PROVIDED MATERIAL
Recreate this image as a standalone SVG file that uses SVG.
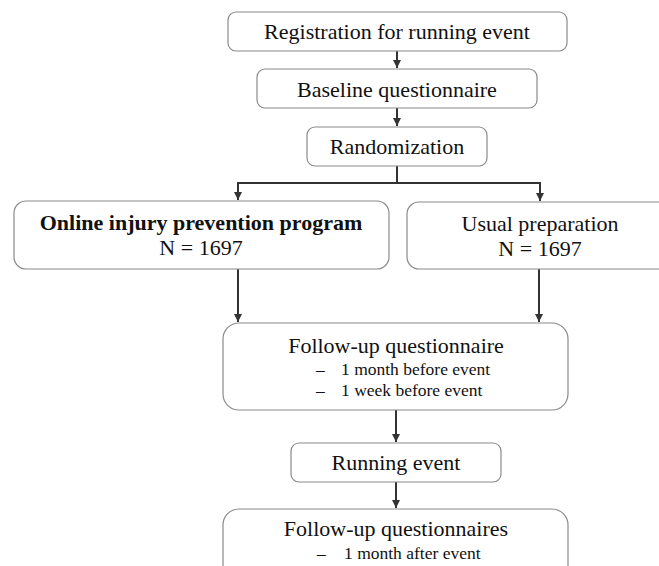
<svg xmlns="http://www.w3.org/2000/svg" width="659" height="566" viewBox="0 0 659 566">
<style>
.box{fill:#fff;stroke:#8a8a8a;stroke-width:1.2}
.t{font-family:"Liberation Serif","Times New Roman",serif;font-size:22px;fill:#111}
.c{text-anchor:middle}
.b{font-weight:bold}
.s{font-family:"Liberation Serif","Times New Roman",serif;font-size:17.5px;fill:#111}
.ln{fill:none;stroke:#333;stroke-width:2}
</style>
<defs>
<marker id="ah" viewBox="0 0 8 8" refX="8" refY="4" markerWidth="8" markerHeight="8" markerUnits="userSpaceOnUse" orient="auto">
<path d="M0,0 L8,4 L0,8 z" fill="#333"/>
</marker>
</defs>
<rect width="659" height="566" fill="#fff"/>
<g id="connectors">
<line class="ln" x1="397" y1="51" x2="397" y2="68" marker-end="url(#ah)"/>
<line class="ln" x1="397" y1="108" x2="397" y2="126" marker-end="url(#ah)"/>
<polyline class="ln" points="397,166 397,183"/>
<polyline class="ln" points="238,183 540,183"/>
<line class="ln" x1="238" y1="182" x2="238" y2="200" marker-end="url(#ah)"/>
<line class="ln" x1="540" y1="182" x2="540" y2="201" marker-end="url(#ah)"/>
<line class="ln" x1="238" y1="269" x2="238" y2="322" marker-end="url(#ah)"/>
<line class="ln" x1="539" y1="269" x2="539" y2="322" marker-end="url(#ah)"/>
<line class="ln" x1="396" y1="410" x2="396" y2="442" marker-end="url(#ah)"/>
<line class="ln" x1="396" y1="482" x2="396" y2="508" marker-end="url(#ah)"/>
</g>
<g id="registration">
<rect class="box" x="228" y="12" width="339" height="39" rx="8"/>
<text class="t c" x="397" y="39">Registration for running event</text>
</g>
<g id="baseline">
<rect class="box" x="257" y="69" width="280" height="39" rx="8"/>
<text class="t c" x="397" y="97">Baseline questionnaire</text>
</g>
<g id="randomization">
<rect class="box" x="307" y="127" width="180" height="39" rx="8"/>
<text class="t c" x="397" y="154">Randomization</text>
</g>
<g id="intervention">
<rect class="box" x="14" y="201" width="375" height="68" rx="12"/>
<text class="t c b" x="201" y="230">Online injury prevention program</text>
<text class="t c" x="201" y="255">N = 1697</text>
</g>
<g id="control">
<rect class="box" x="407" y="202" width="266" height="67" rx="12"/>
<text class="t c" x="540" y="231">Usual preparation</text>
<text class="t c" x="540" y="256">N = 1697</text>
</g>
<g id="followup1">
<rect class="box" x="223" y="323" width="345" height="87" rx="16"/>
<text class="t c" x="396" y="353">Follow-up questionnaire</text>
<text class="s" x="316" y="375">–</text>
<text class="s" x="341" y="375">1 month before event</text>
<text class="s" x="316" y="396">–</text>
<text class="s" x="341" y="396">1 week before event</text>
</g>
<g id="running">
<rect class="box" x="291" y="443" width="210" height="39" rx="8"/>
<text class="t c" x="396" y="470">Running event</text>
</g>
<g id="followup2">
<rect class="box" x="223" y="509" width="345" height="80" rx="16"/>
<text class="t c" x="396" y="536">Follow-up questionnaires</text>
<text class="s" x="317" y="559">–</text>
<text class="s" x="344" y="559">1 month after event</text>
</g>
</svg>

...

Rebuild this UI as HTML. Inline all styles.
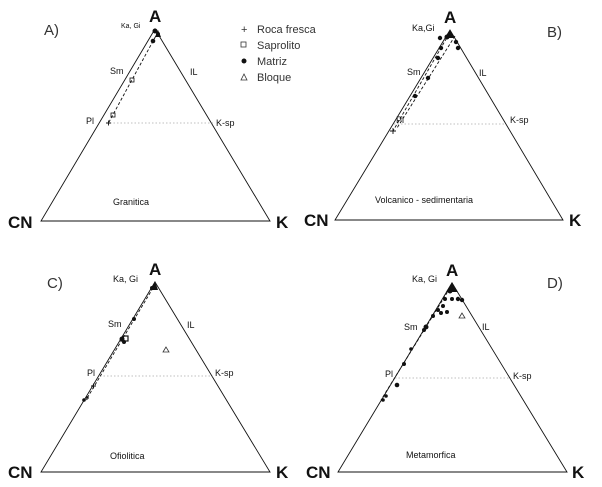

...

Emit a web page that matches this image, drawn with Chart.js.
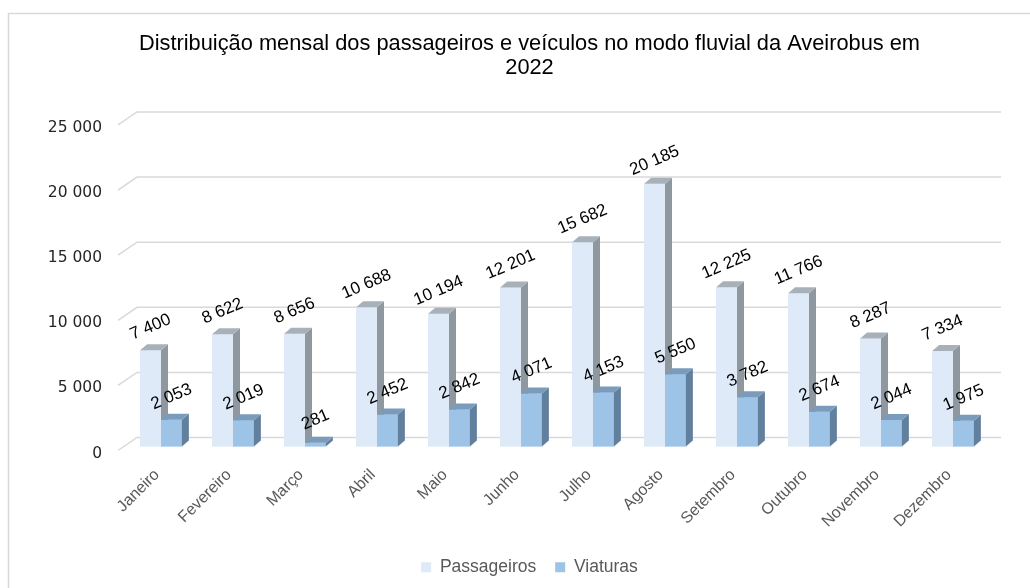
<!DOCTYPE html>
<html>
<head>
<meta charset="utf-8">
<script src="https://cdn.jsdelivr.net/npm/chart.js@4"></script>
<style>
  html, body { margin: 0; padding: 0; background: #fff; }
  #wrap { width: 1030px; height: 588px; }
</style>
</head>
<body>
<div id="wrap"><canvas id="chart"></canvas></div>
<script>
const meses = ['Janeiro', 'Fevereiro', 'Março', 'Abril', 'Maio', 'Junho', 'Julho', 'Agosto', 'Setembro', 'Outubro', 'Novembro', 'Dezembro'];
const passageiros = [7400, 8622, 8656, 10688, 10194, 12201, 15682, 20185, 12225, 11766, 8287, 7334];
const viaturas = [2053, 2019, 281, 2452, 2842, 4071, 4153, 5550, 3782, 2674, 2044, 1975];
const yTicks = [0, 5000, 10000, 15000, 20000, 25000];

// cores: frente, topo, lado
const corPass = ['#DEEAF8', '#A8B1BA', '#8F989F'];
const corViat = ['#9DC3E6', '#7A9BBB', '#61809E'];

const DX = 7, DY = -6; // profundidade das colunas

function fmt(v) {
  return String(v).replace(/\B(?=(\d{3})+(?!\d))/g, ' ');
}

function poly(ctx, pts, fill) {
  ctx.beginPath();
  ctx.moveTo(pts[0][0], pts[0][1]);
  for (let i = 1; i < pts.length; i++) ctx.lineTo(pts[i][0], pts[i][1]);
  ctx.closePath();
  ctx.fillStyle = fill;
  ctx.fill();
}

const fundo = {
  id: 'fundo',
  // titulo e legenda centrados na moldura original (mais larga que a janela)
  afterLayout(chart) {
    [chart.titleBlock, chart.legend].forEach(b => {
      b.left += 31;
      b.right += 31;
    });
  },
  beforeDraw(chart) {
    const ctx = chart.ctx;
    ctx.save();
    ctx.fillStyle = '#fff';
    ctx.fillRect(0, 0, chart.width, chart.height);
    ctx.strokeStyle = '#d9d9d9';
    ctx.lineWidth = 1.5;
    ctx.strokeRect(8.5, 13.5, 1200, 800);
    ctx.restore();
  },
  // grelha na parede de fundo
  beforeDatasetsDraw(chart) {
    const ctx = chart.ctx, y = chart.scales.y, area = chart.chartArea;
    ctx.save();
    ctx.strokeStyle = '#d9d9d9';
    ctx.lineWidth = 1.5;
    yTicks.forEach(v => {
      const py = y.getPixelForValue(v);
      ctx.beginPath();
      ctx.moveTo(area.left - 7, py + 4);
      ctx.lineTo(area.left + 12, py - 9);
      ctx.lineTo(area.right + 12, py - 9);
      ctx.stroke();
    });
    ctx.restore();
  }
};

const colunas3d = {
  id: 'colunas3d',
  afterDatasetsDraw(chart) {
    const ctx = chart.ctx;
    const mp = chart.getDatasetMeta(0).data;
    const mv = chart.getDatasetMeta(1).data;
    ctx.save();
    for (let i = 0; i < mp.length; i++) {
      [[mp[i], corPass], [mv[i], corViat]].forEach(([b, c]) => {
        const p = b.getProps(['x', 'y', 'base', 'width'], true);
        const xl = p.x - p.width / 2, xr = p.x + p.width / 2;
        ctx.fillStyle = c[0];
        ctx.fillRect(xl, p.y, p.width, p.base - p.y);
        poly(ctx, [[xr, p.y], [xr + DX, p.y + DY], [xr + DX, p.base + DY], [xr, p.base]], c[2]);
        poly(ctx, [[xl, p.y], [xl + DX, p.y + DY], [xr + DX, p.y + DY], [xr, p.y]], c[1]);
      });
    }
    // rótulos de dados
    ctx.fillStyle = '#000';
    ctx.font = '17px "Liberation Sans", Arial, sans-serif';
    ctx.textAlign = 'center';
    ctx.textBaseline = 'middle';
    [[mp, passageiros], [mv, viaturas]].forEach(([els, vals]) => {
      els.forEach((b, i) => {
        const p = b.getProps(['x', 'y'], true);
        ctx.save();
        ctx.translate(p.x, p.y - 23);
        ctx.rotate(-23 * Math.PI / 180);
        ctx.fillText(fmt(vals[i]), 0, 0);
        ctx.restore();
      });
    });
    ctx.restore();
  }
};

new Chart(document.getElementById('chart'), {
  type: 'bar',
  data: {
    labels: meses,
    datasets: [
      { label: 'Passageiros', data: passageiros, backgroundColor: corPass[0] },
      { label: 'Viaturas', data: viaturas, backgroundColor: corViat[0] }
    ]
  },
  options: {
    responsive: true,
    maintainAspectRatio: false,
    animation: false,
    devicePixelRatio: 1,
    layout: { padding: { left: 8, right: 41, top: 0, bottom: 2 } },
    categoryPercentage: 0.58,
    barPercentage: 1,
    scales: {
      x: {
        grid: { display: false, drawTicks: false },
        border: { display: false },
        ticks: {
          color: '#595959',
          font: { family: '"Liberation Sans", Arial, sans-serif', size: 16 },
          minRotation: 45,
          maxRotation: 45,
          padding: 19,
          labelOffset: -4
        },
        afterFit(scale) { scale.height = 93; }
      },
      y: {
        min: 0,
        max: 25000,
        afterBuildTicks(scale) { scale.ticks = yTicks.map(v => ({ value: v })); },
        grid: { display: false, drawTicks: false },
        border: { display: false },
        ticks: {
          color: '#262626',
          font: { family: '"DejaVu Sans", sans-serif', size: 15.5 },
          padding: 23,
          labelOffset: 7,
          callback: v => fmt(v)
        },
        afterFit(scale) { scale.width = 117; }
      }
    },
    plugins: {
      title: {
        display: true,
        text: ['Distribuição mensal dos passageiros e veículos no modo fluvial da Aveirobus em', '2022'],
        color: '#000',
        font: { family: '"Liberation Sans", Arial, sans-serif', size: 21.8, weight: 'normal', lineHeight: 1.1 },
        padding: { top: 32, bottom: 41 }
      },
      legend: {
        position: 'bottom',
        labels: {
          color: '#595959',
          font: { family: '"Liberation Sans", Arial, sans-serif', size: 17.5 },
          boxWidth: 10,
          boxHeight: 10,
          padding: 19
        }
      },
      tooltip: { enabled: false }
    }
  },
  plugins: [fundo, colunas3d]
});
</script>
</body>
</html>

TO BE DONE
Find "image". Copy every line it occurs in.

TASK OUTPUT
Recreate this image as a standalone SVG file that uses SVG.
Emit a web page that matches this image, drawn with Chart.js.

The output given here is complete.